Exclude the pictures and return every line exactly as written.

──────── Data provided ────────

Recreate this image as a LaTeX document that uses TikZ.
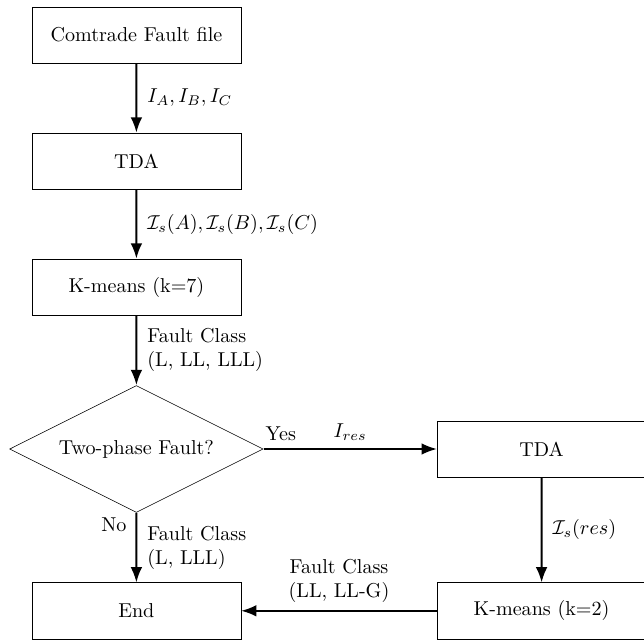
\documentclass[tikz,border=0pt]{standalone}
\usepackage{amsmath}
\usepackage{amssymb}
\usetikzlibrary{shapes.geometric,arrows.meta}

\begin{document}
\begin{tikzpicture}[
  big/.style={scale=1.43,transform shape},
  block/.style={draw,rectangle,big,minimum width=3.65cm,minimum height=0.98cm},
  decision/.style={draw,diamond,big,aspect=2,inner sep=0pt,minimum width=4.43cm,minimum height=2.22cm},
  line/.style={draw,line width=1.3pt,-{Latex[length=3.8mm,width=2.9mm]}},
  lbl/.style={big,align=left}
]
\useasboundingbox (0,0) rectangle (16.1,-16.05);

% Blocks
\node[block] (file) at (3.41,-0.875) {Comtrade Fault file};
\node[block] (tda) at (3.41,-4.025) {TDA};
\node[block] (km7) at (3.41,-7.175) {K-means (k=7)};
\node[decision] (two) at (3.41,-11.225) {Two-phase Fault?};
\node[block] (end) at (3.41,-15.27) {End};
\node[block] (tdares) at (13.54,-11.225) {TDA};
\node[block] (km2) at (13.54,-15.27) {K-means (k=2)};

% Arrows
\draw[line] (file) -- (tda) node[lbl,midway,right,xshift=1.5pt] {$I_A, I_B, I_C$};
\draw[line] (tda) -- (km7) node[lbl,midway,right,xshift=1.5pt] {$\mathcal{I}_s(A), \mathcal{I}_s(B), \mathcal{I}_s(C)$};
\draw[line] (km7) -- (two) node[lbl,midway,right,xshift=1.5pt] {Fault Class\\(L, LL, LLL)};
\draw[line] (two) -- (end) node[lbl,pos=0.17,left,xshift=-1pt] {No} node[lbl,midway,right,xshift=1.5pt] {Fault Class\\(L, LLL)};
\draw[line] (two.east) -- (tdares) node[lbl,pos=0.1,above] {Yes} node[lbl,midway,above] {$I_{res}$};
\draw[line] (tdares) -- (km2) node[lbl,midway,right,xshift=1.5pt] {$\mathcal{I}_s(res)$};
\draw[line] (km2) -- (end) node[lbl,midway,above,align=center] {Fault Class\\(LL, LL-G)};
\end{tikzpicture}
\end{document}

────────

▶ **Reply**
Recreate this image as a LaTeX document that uses TikZ.
\documentclass[tikz,border=0pt]{standalone}
\usepackage{amsmath}
\usepackage{amssymb}
\usetikzlibrary{shapes.geometric,arrows.meta}

\begin{document}
\begin{tikzpicture}[
  big/.style={scale=1.43,transform shape},
  block/.style={draw,rectangle,big,minimum width=3.65cm,minimum height=0.98cm},
  decision/.style={draw,diamond,big,aspect=2,inner sep=0pt,minimum width=4.43cm,minimum height=2.22cm},
  line/.style={draw,line width=1.3pt,-{Latex[length=3.8mm,width=2.9mm]}},
  lbl/.style={big,align=left}
]
\useasboundingbox (0,0) rectangle (16.1,-16.05);

% Blocks
\node[block] (file) at (3.41,-0.875) {Comtrade Fault file};
\node[block] (tda) at (3.41,-4.025) {TDA};
\node[block] (km7) at (3.41,-7.175) {K-means (k=7)};
\node[decision] (two) at (3.41,-11.225) {Two-phase Fault?};
\node[block] (end) at (3.41,-15.27) {End};
\node[block] (tdares) at (13.54,-11.225) {TDA};
\node[block] (km2) at (13.54,-15.27) {K-means (k=2)};

% Arrows
\draw[line] (file) -- (tda) node[lbl,midway,right,xshift=1.5pt] {$I_A, I_B, I_C$};
\draw[line] (tda) -- (km7) node[lbl,midway,right,xshift=1.5pt] {$\mathcal{I}_s(A), \mathcal{I}_s(B), \mathcal{I}_s(C)$};
\draw[line] (km7) -- (two) node[lbl,midway,right,xshift=1.5pt] {Fault Class\\(L, LL, LLL)};
\draw[line] (two) -- (end) node[lbl,pos=0.17,left,xshift=-1pt] {No} node[lbl,midway,right,xshift=1.5pt] {Fault Class\\(L, LLL)};
\draw[line] (two.east) -- (tdares) node[lbl,pos=0.1,above] {Yes} node[lbl,midway,above] {$I_{res}$};
\draw[line] (tdares) -- (km2) node[lbl,midway,right,xshift=1.5pt] {$\mathcal{I}_s(res)$};
\draw[line] (km2) -- (end) node[lbl,midway,above,align=center] {Fault Class\\(LL, LL-G)};
\end{tikzpicture}
\end{document}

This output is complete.